Resisting any urge to do a mere impersonation or caricature of Charles, Pigott-Smith created a vivid and plausible character who only occasionally happened to ring an unmistakeably Charles-like bell – perhaps a sideways pull of the mouth, or a miniscule vocal inflection. Bartlett’s writing also skewers something we feel we know about him, that he fears he’s a man out of time whom history has passed by. He had a little soliloquy about how much safer it is merely to be seen to have potential, rather than to risk failure by subjecting it to empirical proof. His decision to put his authority to the test by refusing to sign a bill curbing press freedom – despite having suffered fearful batterings from that same press – looked like a show of strength, but proved to be a classic example of picking the wrong battle to fight.

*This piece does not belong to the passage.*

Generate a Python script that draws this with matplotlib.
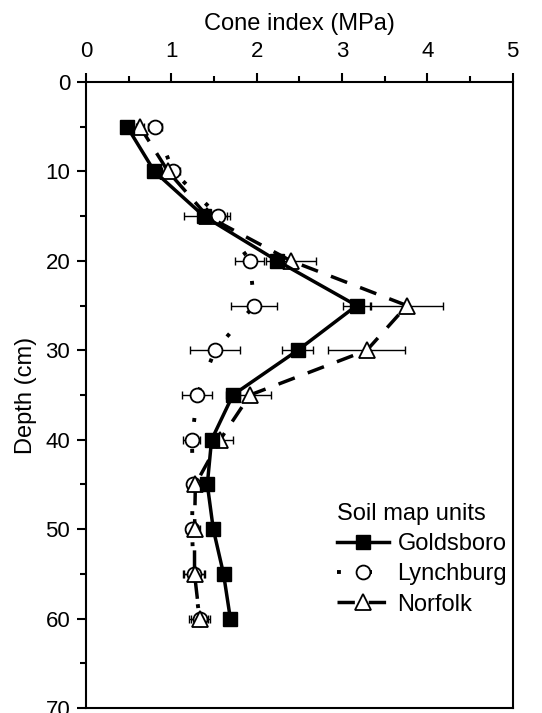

Even so, this Charles’s notion of the historic value of monarchy and the mystical inheritance of the sovereign was touching because he so sincerely believed it, even while the sands of time were systematically upending the landscape all around him. Bartlett’s decision to cast the piece in Shakespearean iambic pentameter was astonishingly effective, cloaking Charles in all manner of echoes from the Bard. Having spectacularly arrived at Westminster in full royal panoply and dissolved parliament, he told MPs what he thought of them: “Unlike you all I’m born and raised to rule… like an Albion oak I’m sown in British soil...” Shades of Richard II’s “we were not born to sue, but to command”, or John of Gaunt’s “sceptr’d isle” speech.

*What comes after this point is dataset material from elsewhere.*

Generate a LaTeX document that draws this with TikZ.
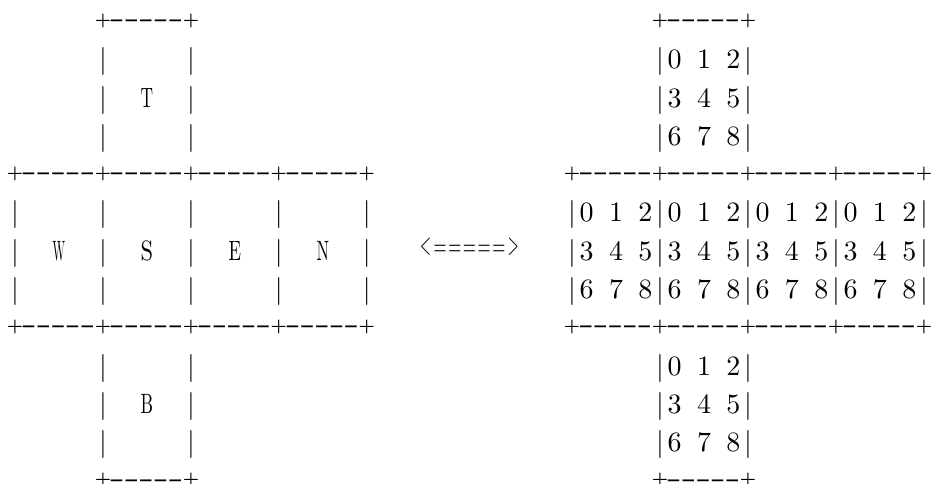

Under Rupert Goold’s direction, the cast meshed around Charles with practised expertise. Adam James was unpleasantly plausible as Prime Minister Tristan Evans (pictured above right with Priyanga Burford as Leader of the Opposition), hiding petulant ambition under a very thin coating of charm, though Margot Leicester’s Camilla seemed somehow to have got entangled with the Queen Mother. But the physical resemblances in the main roles – Chris as William, Richard Goulding as Harry and Charlotte Riley as Kate Middleton – lent the piece a hypnotic air of existing in a mysterious parallel reality, with familiar reverberations. We saw Kate yielding to her inner Lady Macbeth (“I ask no less than power to achieve my will in fair exchange for total service to the state”), while the seemingly loyal offspring suddenly sprang a trap which re-cast King Charles as Lear. Harry’s rejection of his girlfriend Jess (Tamara Lawrance, pictured above left with Goulding), who’s black, from a council estate and probably a socialist, was like a variant of the newly-crowned Henry V telling Falstaff to take a hike.

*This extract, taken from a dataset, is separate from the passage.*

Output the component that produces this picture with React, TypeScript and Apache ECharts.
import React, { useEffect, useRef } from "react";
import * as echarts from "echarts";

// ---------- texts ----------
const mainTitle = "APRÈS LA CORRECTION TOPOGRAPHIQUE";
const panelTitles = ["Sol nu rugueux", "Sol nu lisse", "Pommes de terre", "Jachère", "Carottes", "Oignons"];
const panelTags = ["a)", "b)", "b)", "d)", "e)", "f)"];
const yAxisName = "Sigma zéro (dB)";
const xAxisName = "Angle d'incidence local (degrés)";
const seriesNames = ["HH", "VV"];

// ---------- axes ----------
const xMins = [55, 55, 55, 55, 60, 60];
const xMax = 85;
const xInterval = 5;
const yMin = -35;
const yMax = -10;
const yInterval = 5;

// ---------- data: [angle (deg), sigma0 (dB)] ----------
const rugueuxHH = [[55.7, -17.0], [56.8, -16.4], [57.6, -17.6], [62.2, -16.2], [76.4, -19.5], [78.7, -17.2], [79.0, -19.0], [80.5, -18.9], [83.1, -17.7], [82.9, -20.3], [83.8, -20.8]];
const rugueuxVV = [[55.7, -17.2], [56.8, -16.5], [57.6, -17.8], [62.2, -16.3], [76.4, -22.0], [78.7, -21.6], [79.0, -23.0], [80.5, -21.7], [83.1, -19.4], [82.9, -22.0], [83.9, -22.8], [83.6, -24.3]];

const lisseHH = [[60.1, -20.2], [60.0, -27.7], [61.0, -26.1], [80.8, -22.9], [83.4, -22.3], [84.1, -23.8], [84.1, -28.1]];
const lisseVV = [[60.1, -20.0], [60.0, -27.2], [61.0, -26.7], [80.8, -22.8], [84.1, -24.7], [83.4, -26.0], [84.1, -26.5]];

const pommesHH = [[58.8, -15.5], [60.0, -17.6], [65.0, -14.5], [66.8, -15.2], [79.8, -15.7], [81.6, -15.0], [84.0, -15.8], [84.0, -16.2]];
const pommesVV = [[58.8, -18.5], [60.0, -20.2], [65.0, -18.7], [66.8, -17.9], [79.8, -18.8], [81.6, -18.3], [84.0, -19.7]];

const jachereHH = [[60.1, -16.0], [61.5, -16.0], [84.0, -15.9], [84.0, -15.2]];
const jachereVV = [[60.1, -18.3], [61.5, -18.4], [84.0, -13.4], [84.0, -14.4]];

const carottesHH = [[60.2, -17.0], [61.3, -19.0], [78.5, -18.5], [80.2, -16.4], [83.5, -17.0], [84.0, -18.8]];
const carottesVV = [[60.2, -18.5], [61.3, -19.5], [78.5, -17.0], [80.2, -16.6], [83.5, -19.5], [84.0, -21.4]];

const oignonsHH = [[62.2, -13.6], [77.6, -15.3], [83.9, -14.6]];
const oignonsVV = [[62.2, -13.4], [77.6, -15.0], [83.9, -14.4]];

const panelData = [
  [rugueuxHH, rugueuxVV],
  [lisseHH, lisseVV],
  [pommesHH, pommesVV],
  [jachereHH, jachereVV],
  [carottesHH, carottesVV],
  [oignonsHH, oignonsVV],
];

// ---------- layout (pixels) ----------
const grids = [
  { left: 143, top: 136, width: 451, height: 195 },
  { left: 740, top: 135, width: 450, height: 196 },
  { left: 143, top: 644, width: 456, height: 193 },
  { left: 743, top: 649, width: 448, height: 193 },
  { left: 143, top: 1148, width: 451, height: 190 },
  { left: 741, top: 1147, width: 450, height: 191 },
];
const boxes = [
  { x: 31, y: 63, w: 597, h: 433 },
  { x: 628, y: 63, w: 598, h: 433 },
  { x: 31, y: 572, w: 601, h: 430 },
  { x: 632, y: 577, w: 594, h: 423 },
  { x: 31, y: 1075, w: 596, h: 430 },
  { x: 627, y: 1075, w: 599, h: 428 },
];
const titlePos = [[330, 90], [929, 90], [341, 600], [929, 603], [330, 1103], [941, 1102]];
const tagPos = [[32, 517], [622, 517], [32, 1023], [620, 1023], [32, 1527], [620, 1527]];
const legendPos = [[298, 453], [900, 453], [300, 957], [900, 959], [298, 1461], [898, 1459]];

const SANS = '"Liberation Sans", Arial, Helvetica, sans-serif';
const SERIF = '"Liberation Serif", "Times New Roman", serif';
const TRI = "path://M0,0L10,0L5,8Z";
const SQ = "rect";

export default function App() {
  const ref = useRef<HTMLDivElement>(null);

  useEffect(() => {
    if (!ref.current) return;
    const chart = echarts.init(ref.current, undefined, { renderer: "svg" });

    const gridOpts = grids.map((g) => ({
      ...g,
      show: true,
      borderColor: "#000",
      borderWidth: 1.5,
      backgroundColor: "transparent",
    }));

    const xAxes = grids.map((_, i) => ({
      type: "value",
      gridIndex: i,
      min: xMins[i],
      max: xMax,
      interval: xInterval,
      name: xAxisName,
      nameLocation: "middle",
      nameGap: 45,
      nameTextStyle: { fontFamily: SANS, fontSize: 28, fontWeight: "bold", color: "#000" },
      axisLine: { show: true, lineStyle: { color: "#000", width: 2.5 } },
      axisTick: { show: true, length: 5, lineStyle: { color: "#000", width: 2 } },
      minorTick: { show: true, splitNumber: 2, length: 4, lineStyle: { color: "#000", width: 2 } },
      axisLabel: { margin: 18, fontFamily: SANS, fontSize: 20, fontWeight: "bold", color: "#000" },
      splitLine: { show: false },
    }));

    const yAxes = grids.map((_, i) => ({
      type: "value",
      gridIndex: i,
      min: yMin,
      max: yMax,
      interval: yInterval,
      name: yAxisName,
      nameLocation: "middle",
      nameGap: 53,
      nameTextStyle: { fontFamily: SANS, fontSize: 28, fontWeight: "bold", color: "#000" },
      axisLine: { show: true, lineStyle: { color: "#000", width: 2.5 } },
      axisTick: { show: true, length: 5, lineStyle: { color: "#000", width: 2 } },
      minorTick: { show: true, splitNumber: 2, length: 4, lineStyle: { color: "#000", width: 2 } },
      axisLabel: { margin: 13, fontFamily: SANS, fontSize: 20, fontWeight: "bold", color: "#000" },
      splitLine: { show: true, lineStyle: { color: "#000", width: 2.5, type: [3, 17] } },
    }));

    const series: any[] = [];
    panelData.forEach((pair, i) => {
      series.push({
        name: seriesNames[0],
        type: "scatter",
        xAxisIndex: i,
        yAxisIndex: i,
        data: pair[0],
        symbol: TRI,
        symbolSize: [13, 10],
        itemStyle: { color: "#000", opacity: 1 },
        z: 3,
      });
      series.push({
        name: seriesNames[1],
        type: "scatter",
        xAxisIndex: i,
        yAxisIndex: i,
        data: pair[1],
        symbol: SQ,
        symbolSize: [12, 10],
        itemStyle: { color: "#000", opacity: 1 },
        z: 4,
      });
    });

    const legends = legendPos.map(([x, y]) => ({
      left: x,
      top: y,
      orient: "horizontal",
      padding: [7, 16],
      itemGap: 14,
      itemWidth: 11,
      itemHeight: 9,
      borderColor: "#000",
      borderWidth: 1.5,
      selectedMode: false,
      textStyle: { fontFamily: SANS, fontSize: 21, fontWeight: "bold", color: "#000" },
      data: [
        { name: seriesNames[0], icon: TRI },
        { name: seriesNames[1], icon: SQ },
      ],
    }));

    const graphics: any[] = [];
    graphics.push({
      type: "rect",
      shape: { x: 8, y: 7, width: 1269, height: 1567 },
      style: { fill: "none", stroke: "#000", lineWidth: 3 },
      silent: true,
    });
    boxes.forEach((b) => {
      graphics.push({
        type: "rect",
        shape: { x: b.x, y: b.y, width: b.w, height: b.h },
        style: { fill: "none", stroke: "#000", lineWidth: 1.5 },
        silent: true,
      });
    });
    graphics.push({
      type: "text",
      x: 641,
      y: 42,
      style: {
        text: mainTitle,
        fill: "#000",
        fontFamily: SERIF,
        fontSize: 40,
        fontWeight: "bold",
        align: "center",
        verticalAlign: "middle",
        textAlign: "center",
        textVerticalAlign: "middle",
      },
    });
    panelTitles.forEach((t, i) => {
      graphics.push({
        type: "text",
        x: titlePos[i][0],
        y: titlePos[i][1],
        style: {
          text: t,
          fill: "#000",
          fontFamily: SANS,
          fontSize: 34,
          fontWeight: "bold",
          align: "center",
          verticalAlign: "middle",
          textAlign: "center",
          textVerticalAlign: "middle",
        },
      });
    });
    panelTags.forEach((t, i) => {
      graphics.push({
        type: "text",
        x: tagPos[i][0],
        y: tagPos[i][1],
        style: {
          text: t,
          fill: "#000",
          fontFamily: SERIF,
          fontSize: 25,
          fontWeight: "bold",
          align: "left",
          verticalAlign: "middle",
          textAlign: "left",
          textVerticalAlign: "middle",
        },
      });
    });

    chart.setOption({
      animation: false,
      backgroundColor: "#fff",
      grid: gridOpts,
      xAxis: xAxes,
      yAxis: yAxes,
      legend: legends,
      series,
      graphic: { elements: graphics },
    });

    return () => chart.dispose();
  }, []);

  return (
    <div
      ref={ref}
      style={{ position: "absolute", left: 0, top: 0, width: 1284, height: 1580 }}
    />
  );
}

Actually Bartlett’s Harry was his least persuasive creation, the one area where the writing lapsed into flimsy pastiche. Also, the fact that this TV version needed substantial cuts to make it fit the slot seemed to have caused a few pacing issues, with the balance of power changing too abruptly and the denouement suddenly hurtling in amid a screeching of brakes. Nonetheless, it was thrilling viewing.